Given request:
Restate the data below word for word. Skip any images it contains.
-----
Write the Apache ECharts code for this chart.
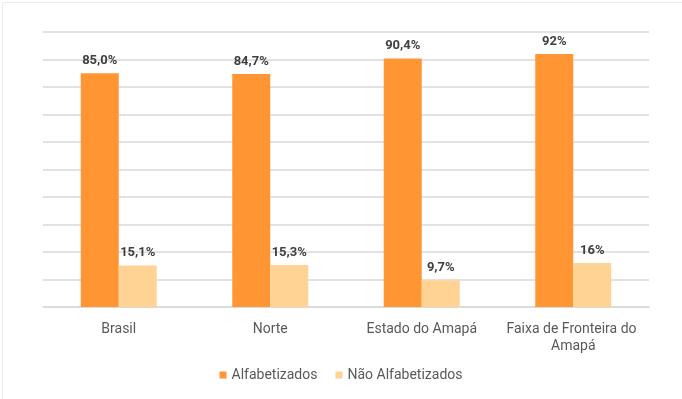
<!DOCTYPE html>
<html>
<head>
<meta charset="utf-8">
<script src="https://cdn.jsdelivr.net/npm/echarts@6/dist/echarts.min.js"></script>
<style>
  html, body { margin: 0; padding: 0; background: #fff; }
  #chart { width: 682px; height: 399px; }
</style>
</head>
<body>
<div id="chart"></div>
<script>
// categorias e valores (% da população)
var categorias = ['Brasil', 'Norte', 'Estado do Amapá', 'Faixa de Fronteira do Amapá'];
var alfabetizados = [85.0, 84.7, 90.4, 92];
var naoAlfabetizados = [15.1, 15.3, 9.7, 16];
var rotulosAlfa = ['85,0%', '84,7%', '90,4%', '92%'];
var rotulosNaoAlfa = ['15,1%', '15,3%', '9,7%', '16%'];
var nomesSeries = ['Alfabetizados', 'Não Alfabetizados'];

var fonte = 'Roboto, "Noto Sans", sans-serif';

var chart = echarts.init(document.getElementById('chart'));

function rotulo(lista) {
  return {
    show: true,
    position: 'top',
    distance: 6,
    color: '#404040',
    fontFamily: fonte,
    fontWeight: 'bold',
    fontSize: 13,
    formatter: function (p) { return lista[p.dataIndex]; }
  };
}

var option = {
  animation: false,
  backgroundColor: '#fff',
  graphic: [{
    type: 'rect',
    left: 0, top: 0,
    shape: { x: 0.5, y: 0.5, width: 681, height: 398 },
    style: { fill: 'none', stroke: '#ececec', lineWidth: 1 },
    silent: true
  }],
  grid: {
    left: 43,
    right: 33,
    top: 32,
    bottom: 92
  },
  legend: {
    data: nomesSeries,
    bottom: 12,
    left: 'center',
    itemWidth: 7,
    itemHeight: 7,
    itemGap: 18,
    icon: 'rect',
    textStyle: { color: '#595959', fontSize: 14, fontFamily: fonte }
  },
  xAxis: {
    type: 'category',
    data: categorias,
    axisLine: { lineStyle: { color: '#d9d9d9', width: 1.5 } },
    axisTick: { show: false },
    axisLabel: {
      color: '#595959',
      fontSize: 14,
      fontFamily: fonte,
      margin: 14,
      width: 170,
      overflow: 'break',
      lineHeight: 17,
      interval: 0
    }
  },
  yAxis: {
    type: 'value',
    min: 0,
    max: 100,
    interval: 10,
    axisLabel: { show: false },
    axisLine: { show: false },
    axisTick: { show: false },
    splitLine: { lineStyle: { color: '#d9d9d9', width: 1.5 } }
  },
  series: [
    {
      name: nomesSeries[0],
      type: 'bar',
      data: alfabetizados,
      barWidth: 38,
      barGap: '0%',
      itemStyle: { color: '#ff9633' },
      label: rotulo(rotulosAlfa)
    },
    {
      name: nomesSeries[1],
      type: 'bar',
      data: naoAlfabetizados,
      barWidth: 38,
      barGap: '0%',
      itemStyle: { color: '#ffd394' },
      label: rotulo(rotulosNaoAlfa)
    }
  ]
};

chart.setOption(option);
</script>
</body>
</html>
-----
Result below:
Write the Apache ECharts code for this chart.
<!DOCTYPE html>
<html>
<head>
<meta charset="utf-8">
<script src="https://cdn.jsdelivr.net/npm/echarts@6/dist/echarts.min.js"></script>
<style>
  html, body { margin: 0; padding: 0; background: #fff; }
  #chart { width: 682px; height: 399px; }
</style>
</head>
<body>
<div id="chart"></div>
<script>
// categorias e valores (% da população)
var categorias = ['Brasil', 'Norte', 'Estado do Amapá', 'Faixa de Fronteira do Amapá'];
var alfabetizados = [85.0, 84.7, 90.4, 92];
var naoAlfabetizados = [15.1, 15.3, 9.7, 16];
var rotulosAlfa = ['85,0%', '84,7%', '90,4%', '92%'];
var rotulosNaoAlfa = ['15,1%', '15,3%', '9,7%', '16%'];
var nomesSeries = ['Alfabetizados', 'Não Alfabetizados'];

var fonte = 'Roboto, "Noto Sans", sans-serif';

var chart = echarts.init(document.getElementById('chart'));

function rotulo(lista) {
  return {
    show: true,
    position: 'top',
    distance: 6,
    color: '#404040',
    fontFamily: fonte,
    fontWeight: 'bold',
    fontSize: 13,
    formatter: function (p) { return lista[p.dataIndex]; }
  };
}

var option = {
  animation: false,
  backgroundColor: '#fff',
  graphic: [{
    type: 'rect',
    left: 0, top: 0,
    shape: { x: 0.5, y: 0.5, width: 681, height: 398 },
    style: { fill: 'none', stroke: '#ececec', lineWidth: 1 },
    silent: true
  }],
  grid: {
    left: 43,
    right: 33,
    top: 32,
    bottom: 92
  },
  legend: {
    data: nomesSeries,
    bottom: 12,
    left: 'center',
    itemWidth: 7,
    itemHeight: 7,
    itemGap: 18,
    icon: 'rect',
    textStyle: { color: '#595959', fontSize: 14, fontFamily: fonte }
  },
  xAxis: {
    type: 'category',
    data: categorias,
    axisLine: { lineStyle: { color: '#d9d9d9', width: 1.5 } },
    axisTick: { show: false },
    axisLabel: {
      color: '#595959',
      fontSize: 14,
      fontFamily: fonte,
      margin: 14,
      width: 170,
      overflow: 'break',
      lineHeight: 17,
      interval: 0
    }
  },
  yAxis: {
    type: 'value',
    min: 0,
    max: 100,
    interval: 10,
    axisLabel: { show: false },
    axisLine: { show: false },
    axisTick: { show: false },
    splitLine: { lineStyle: { color: '#d9d9d9', width: 1.5 } }
  },
  series: [
    {
      name: nomesSeries[0],
      type: 'bar',
      data: alfabetizados,
      barWidth: 38,
      barGap: '0%',
      itemStyle: { color: '#ff9633' },
      label: rotulo(rotulosAlfa)
    },
    {
      name: nomesSeries[1],
      type: 'bar',
      data: naoAlfabetizados,
      barWidth: 38,
      barGap: '0%',
      itemStyle: { color: '#ffd394' },
      label: rotulo(rotulosNaoAlfa)
    }
  ]
};

chart.setOption(option);
</script>
</body>
</html>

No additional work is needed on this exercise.